The push to produce commercial lithium from Arkansas’ underground brines took a big step forward Wednesday when regulators set a royalty rate for landowners.
The Arkansas Oil & Gas Commission unanimously set a 2.5% royalty for mineral rights holders, disappointing many who had hoped for a bigger percentage.
The ruling, which came during a four-hour hearing at Southern Arkansas University in Magnolia, favored Standard Lithium. The Canadian company has been working to produce battery-quality lithium through direct extraction of the metal from Smackover Formation brine for more than seven years.

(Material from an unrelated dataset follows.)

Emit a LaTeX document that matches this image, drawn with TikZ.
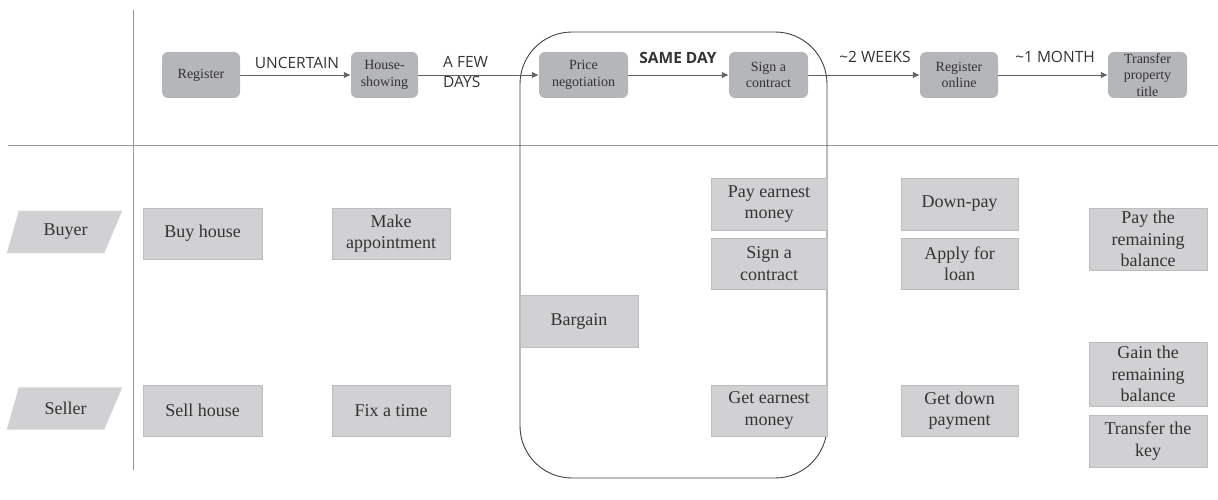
\documentclass[tikz,border=0pt]{standalone}
\usepackage{fontspec}
\setmainfont{Liberation Serif}
\newfontfamily\serifbox{Liberation Serif}
\newfontfamily\lblfont{Open Sans}
\usetikzlibrary{arrows.meta}
\definecolor{topfill}{HTML}{B5B6B9}
\definecolor{lowfill}{HTML}{D1D1D3}
\definecolor{lowline}{HTML}{BDBDBD}
\definecolor{txt}{HTML}{333333}
\definecolor{lineg}{HTML}{606060}
\begin{document}
\begin{tikzpicture}[x=1pt,y=-1pt,
  topbox/.style={fill=topfill, rounded corners=6pt, minimum width=78pt, minimum height=46pt, inner sep=1pt, align=center, text=txt, font=\serifbox\fontsize{14}{16.5}\selectfont},
  lowbox/.style={fill=lowfill, draw=lowline, line width=0.8pt, minimum width=117pt, minimum height=51pt, inner sep=1pt, align=center, text=txt, font=\serifbox\fontsize{18}{21.5}\selectfont},
  lane/.style={minimum width=105pt, minimum height=42pt, inner sep=0pt, text=txt, font=\serifbox\fontsize{18}{20}\selectfont},
  flow/.style={draw=lineg, line width=0.9pt, -{Latex[length=7pt,width=6.5pt]}},
  lbl/.style={text=txt, font=\lblfont\fontsize{15.5}{19.5}\selectfont, inner sep=0pt},
  frame/.style={draw=lineg, line width=0.9pt}]
\useasboundingbox (0,0) rectangle (1218,500);
% frame lines
\coordinate (vt) at (133,10);
\coordinate (vb) at (133,470);
\coordinate (hl) at (8,145);
\coordinate (hr) at (1218,145);
\draw[frame, draw=gray!80] (vt) -- (vb);
\draw[frame, draw=gray!80] (hl) -- (hr);
% same-day enclosure
\draw[frame, draw=black!75, rounded corners=52pt] (520,32) rectangle (827,478);
% top row
\node[topbox] (reg) at (201,75) {Register};
\node[topbox, minimum width=67pt] (show) at (384.5,75) {House-\\showing};
\node[topbox, minimum width=89pt] (price) at (583.5,75) {Price\\negotiation};
\node[topbox, minimum width=79pt] (sign) at (768.5,75) {Sign a\\contract};
\node[topbox] (online) at (959,75) {Register\\online};
\node[topbox, minimum width=79pt] (title) at (1147.5,75) {Transfer\\property\\title};
\draw[flow] (reg) -- (show);
\draw[flow] (show) -- (price);
\draw[flow] (price) -- (sign);
\draw[flow] (sign) -- (online);
\draw[flow] (online) -- (title);
\node[lbl] (l1) at (297,63) {UNCERTAIN};
\node[lbl, align=left, anchor=west] (l2) at (443,72) {A FEW\\DAYS};
\node[lbl, font=\lblfont\bfseries\fontsize{15.5}{19}\selectfont] (l3) at (678,58) {SAME DAY};
\node[lbl] (l4) at (875,57) {\textasciitilde 2 WEEKS};
\node[lbl] (l5) at (1055,57) {\textasciitilde 1 MONTH};
% lanes
\node[lane] (buyer) at (65.5,232) {Buyer};
\node[lane] (seller) at (65.5,408.5) {Seller};
\fill[lowfill] ([xshift=-6pt]buyer.south west) -- ([xshift=-14pt]buyer.south east) -- ([xshift=4pt]buyer.north east) -- ([xshift=6pt]buyer.north west) -- cycle;
\fill[lowfill] ([xshift=-6pt]seller.south west) -- ([xshift=-14pt]seller.south east) -- ([xshift=4pt]seller.north east) -- ([xshift=6pt]seller.north west) -- cycle;
\node[lane] at (buyer) {Buyer};
\node[lane] at (seller) {Seller};
% lower boxes
\node[lowbox, minimum width=119pt] (buy) at (202.5,233.5) {Buy house};
\node[lowbox, minimum width=118pt] (appt) at (391,233.5) {Make\\appointment};
\node[lowbox, minimum width=119pt] (sell) at (202.5,410.5) {Sell house};
\node[lowbox, minimum width=118pt] (fix) at (391,410.5) {Fix a time};
\node[lowbox, minimum width=118pt, minimum height=52pt] (barg) at (579,321) {Bargain};
\node[lowbox, minimum width=116pt, minimum height=52pt] (pay) at (769,204) {Pay earnest\\money};
\node[lowbox, minimum width=116pt] (sgn) at (769,263.5) {Sign a\\contract};
\node[lowbox, minimum width=116pt] (gete) at (769,410.5) {Get earnest\\money};
\node[lowbox, minimum width=117pt, minimum height=52pt] (down) at (959.5,204) {Down-pay};
\node[lowbox, minimum width=117pt] (loan) at (959.5,263.5) {Apply for\\loan};
\node[lowbox, minimum width=117pt] (getd) at (959.5,410.5) {Get down\\payment};
\node[lowbox, minimum width=118pt, minimum height=62pt] (payb) at (1148,239) {Pay the\\remaining\\balance};
\node[lowbox, minimum width=118pt, minimum height=64pt] (gain) at (1148,374) {Gain the\\remaining\\balance};
\node[lowbox, minimum width=118pt, minimum height=52pt] (key) at (1148,441) {Transfer the\\key};
\end{tikzpicture}
\end{document}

Standard’s joint venture with Equinor of Norway seeks to build a $1.5 billion lithium plant near Lewisville in Lafayette County. It argued in the hearing that a 2.5% return to mineral rights owners would let Arkansas keep its head start in the direct extraction industry. A higher rate would drive producers to Texas, Standard Lithium’s Jesse Edmondson told commissioners.
China Competition Cited
“We are confident that lithium can be commercially extracted in the Smackover Formation at a profit,” Edmondson said. “However, this opportunity also faces significant challenges that must be overcome, the most significant of which is that we have to compete in a global market place where our largest competitor is China.” He argued that a yes vote on the 2.5% royalty would “put southwest Arkansas on the map as a top domestic producer of lithium for America’s energy future.”
Commissioner Charles Wohlford called the royalty compromise, up from a 1.82% rate that commissioners rejected last year, was “fair” and “consistent.” The decision ties the 2.5% rate to a pricing index pegged to current market prices for battery-quality lithium products.
The South Arkansas Minerals Association aggressively fought the 1.82% rate, considering it far too low. It thought the 2.5% rate was still too stingy, and proposed a sliding scale with a low point of 4%. But it seemed far more accepting of the rate the commission approved.
Robert Reynolds, president of Shuler Drilling Co. in El Dorado and president of the minerals group, believes that Standard Lithium never produced enough evidence to prove that a higher royalty would stifle profitability.
“We are disappointed but consoled by the knowledge that my colleagues did a good job of making the right case in the right manner and the oil and gas commissioners worked hard on the matter,” he told an Arkansas Times reporter after the hearing.
Extraction Plant Plans
Edmondson told commissioners that the extraction plant, on 118 acres about seven miles south of Lewisville, will be a job generator. Construction, expected to begin this year or next, will create 300 construction jobs and then 100 permanent positions. He expects it to open in 2028.
Edmondson also said 65% of the mineral rights owners involved in Standard’s operations live out of state.
Eamon Mahoney, a longtime El Dorado oil and businessman, accused Standard of playing a stalling game to wear down commissioners to get a low royalty.
But it was clear that commissioners considered the proposal a workable compromise.
A royalty decision was a pre-requisite for the production and sale of lithium products made in Arkansas.
Standard attorney Bob Honea warned commissioners that Arkansas would risk killing “the goose that laid the golden egg” if it stalled too long on setting a royalty. The state’s head start in direct extraction “is going to evaporate if we don’t move fast,” he argued.
But mineral association lawyer James Rankin said Standard’s threat to take its business elsewhere was empty. “That’s not going to happen,” he said, noting that the southwest Arkansas project received a $225 million infusion from the United States Department of Energy.
The Trump administration gave the project priority because lithium is a vital mineral for domestic production.